> WRITTEN INSTRUCTION: Below are the records; extract from them the line containing "Write the TikZ code for this diagram." to the line containing "(title) at (157,12.5)", both lines included, exactly and with no pictures.

Charts and diagrams as code
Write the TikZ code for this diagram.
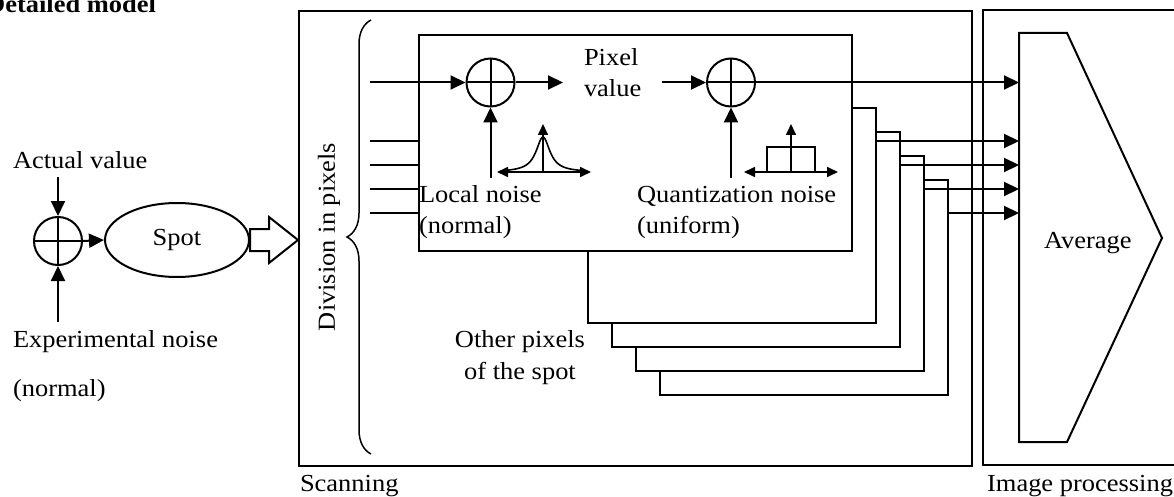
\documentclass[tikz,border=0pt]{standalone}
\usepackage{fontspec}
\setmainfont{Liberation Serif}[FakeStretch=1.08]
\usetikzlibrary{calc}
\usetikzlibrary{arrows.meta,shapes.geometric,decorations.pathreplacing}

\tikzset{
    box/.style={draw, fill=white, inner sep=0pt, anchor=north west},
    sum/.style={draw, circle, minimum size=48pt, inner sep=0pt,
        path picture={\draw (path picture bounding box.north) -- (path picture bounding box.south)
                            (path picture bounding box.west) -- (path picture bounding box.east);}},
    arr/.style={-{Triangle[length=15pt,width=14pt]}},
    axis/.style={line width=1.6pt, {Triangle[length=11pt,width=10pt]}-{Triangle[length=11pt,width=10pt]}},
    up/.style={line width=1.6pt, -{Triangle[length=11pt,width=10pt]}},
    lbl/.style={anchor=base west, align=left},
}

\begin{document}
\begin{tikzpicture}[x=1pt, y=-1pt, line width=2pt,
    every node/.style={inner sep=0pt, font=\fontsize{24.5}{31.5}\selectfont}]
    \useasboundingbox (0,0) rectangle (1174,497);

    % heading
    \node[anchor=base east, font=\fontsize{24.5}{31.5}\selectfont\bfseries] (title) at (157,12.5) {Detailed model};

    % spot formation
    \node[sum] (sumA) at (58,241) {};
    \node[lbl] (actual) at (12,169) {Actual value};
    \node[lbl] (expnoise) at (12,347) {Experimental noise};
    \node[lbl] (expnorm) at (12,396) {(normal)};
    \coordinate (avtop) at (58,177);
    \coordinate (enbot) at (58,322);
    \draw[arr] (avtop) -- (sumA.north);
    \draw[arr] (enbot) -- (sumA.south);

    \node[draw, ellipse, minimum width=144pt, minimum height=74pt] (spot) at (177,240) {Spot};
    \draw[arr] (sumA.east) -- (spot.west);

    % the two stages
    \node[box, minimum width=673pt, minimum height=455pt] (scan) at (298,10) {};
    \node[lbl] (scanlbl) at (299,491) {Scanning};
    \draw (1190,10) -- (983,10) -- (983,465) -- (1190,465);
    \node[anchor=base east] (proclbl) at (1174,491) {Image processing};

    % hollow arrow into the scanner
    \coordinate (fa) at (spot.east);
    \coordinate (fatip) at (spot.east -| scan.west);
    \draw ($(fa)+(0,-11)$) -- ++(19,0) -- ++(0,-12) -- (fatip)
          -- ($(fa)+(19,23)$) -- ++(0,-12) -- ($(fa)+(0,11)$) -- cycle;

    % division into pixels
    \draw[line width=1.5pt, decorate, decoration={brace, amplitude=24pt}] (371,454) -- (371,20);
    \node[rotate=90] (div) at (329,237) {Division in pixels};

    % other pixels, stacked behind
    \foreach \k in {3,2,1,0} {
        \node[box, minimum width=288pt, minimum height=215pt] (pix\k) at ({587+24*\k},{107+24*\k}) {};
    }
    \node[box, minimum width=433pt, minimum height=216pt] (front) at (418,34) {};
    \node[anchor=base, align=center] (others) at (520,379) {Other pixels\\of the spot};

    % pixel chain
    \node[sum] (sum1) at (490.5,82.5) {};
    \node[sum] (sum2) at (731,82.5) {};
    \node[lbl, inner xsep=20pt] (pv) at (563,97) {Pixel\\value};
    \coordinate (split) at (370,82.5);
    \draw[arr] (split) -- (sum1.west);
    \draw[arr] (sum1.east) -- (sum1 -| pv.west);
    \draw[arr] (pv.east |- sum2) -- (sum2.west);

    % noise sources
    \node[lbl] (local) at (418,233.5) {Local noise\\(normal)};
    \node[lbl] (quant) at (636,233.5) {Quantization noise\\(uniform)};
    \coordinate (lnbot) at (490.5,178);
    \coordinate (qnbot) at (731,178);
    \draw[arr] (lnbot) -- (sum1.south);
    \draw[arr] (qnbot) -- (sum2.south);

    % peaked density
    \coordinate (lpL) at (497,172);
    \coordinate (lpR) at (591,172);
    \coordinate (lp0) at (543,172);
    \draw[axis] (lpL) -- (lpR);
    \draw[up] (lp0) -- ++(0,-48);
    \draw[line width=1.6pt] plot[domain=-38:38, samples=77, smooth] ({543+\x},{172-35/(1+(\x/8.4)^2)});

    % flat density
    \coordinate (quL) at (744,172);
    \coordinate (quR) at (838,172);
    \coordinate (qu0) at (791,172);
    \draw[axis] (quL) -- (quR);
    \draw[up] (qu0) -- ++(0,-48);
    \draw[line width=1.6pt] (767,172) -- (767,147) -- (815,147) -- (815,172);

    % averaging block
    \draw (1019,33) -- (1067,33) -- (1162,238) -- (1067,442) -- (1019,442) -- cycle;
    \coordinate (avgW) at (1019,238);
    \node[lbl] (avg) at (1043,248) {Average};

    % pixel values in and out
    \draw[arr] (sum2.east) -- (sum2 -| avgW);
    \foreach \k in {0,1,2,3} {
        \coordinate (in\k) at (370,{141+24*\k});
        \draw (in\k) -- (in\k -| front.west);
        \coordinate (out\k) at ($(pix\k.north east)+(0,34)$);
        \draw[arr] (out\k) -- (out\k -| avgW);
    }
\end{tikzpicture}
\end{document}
...
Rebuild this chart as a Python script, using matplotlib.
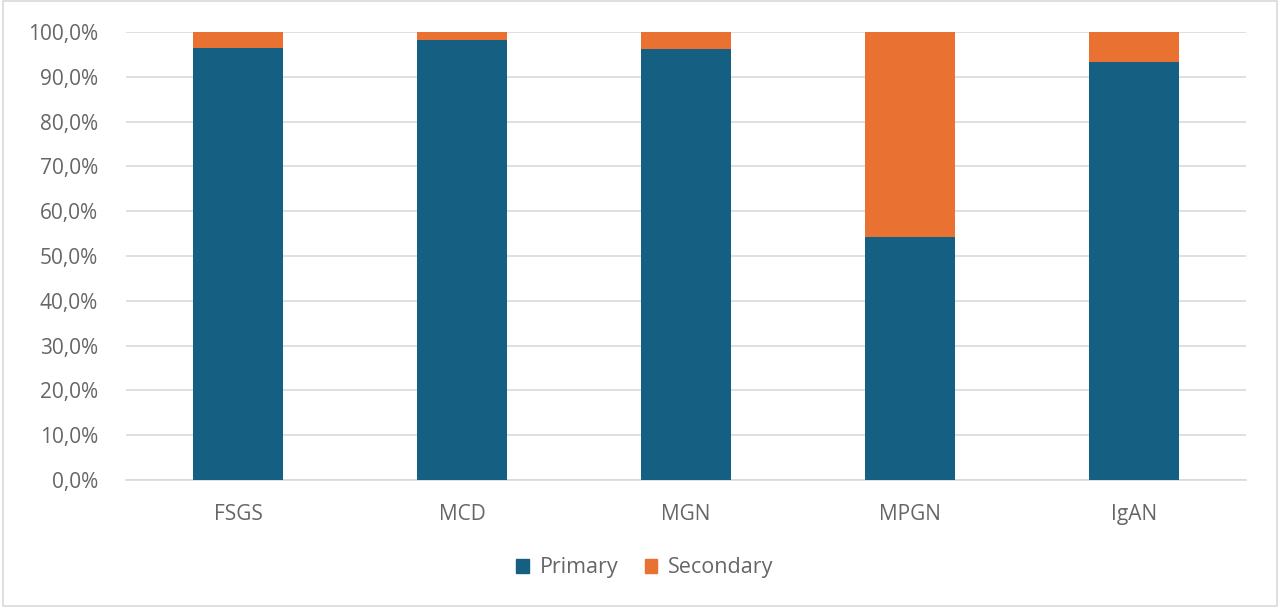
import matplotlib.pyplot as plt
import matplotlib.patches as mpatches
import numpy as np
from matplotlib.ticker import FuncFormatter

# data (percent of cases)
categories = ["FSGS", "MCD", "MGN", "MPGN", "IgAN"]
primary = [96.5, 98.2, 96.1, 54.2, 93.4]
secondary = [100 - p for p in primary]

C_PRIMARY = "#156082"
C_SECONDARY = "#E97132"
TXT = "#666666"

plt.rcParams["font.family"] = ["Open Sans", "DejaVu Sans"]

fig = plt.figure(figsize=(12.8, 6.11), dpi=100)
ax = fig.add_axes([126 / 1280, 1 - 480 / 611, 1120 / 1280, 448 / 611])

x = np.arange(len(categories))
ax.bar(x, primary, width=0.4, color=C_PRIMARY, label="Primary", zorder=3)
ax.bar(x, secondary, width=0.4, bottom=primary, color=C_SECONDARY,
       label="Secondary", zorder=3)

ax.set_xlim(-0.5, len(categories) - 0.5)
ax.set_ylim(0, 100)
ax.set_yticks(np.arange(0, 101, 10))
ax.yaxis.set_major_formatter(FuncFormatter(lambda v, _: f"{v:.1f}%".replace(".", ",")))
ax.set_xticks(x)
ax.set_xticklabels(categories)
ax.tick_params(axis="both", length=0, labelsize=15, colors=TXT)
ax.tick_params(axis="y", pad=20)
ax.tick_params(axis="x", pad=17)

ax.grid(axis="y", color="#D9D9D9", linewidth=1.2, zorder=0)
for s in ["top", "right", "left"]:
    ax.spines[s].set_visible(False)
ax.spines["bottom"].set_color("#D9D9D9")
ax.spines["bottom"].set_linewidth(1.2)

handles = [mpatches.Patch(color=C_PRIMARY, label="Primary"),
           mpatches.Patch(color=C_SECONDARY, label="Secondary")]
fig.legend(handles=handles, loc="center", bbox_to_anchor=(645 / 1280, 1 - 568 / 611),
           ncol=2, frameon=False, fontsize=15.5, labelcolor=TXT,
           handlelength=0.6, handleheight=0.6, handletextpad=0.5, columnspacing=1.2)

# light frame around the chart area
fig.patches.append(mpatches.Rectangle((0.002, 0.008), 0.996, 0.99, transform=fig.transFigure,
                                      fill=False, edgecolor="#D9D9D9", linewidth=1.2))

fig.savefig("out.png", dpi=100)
* * *
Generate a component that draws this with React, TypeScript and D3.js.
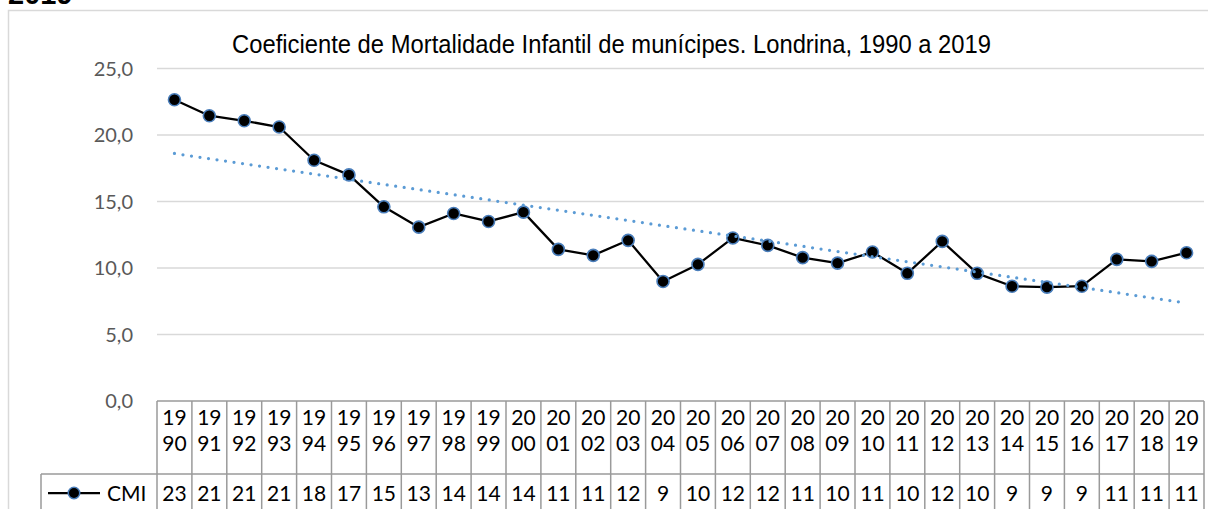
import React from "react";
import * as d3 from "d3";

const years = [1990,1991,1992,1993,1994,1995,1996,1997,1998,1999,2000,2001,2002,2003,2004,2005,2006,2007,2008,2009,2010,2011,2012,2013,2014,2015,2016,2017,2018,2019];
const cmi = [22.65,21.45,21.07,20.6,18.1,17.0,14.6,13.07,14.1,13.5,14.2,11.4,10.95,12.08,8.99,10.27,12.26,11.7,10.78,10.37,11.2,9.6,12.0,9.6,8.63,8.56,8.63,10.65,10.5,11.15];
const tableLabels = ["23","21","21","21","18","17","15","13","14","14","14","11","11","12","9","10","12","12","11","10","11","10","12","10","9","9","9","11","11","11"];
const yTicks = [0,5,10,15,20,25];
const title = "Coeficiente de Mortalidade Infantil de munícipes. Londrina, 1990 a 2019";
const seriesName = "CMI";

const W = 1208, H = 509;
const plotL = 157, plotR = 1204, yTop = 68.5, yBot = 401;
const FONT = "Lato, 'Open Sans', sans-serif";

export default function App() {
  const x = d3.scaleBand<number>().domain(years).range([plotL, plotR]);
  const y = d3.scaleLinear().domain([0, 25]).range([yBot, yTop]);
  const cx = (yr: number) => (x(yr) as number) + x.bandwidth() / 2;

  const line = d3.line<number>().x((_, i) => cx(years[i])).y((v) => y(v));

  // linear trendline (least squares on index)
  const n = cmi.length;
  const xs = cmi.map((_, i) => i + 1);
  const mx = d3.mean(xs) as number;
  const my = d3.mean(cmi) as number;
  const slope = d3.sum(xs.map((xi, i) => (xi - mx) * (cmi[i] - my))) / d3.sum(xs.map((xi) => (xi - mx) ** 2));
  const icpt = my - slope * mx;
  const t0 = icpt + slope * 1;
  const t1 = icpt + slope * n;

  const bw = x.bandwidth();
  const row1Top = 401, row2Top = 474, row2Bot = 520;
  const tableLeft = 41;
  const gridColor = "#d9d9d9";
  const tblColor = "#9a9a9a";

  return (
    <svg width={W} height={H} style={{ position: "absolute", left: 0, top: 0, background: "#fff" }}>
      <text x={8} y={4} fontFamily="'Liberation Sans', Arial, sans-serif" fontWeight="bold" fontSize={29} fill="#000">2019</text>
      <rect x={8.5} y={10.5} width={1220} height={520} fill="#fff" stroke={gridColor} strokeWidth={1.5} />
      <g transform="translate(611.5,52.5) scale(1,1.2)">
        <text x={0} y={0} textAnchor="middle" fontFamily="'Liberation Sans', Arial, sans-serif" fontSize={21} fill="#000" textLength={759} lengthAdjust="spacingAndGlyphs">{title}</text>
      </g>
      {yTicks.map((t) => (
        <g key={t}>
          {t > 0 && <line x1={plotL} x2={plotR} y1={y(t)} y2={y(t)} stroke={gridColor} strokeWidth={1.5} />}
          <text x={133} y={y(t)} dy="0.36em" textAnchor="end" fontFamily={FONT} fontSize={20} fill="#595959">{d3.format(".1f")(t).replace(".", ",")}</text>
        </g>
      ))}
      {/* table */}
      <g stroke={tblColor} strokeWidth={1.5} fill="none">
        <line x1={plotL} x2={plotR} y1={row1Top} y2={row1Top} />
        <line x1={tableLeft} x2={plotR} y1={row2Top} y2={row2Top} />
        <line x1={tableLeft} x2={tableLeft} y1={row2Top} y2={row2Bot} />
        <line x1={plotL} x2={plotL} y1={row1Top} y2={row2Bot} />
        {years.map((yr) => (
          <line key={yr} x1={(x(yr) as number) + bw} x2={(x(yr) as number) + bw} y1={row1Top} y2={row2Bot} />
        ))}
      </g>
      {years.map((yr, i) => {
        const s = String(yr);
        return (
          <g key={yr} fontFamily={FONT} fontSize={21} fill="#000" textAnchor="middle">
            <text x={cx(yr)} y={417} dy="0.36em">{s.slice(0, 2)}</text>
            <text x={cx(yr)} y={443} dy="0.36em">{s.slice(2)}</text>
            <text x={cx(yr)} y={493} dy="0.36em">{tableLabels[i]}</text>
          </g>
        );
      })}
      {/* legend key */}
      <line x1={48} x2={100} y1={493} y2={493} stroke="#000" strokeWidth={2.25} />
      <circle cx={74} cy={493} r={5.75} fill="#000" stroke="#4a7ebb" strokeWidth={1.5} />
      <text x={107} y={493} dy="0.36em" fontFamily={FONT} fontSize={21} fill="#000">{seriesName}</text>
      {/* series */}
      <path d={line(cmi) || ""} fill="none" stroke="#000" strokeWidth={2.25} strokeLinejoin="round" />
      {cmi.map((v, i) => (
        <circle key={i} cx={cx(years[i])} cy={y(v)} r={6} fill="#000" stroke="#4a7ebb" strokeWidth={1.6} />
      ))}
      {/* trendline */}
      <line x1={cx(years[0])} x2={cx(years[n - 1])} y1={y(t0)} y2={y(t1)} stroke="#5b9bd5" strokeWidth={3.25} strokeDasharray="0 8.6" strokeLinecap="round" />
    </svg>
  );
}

> RESULT:
Write the TikZ code for this diagram.
\documentclass[tikz,border=0pt]{standalone}
\usepackage{fontspec}
\setmainfont{Liberation Serif}[FakeStretch=1.08]
\usetikzlibrary{calc}
\usetikzlibrary{arrows.meta,shapes.geometric,decorations.pathreplacing}

\tikzset{
    box/.style={draw, fill=white, inner sep=0pt, anchor=north west},
    sum/.style={draw, circle, minimum size=48pt, inner sep=0pt,
        path picture={\draw (path picture bounding box.north) -- (path picture bounding box.south)
                            (path picture bounding box.west) -- (path picture bounding box.east);}},
    arr/.style={-{Triangle[length=15pt,width=14pt]}},
    axis/.style={line width=1.6pt, {Triangle[length=11pt,width=10pt]}-{Triangle[length=11pt,width=10pt]}},
    up/.style={line width=1.6pt, -{Triangle[length=11pt,width=10pt]}},
    lbl/.style={anchor=base west, align=left},
}

\begin{document}
\begin{tikzpicture}[x=1pt, y=-1pt, line width=2pt,
    every node/.style={inner sep=0pt, font=\fontsize{24.5}{31.5}\selectfont}]
    \useasboundingbox (0,0) rectangle (1174,497);

    % heading
    \node[anchor=base east, font=\fontsize{24.5}{31.5}\selectfont\bfseries] (title) at (157,12.5) {Detailed model};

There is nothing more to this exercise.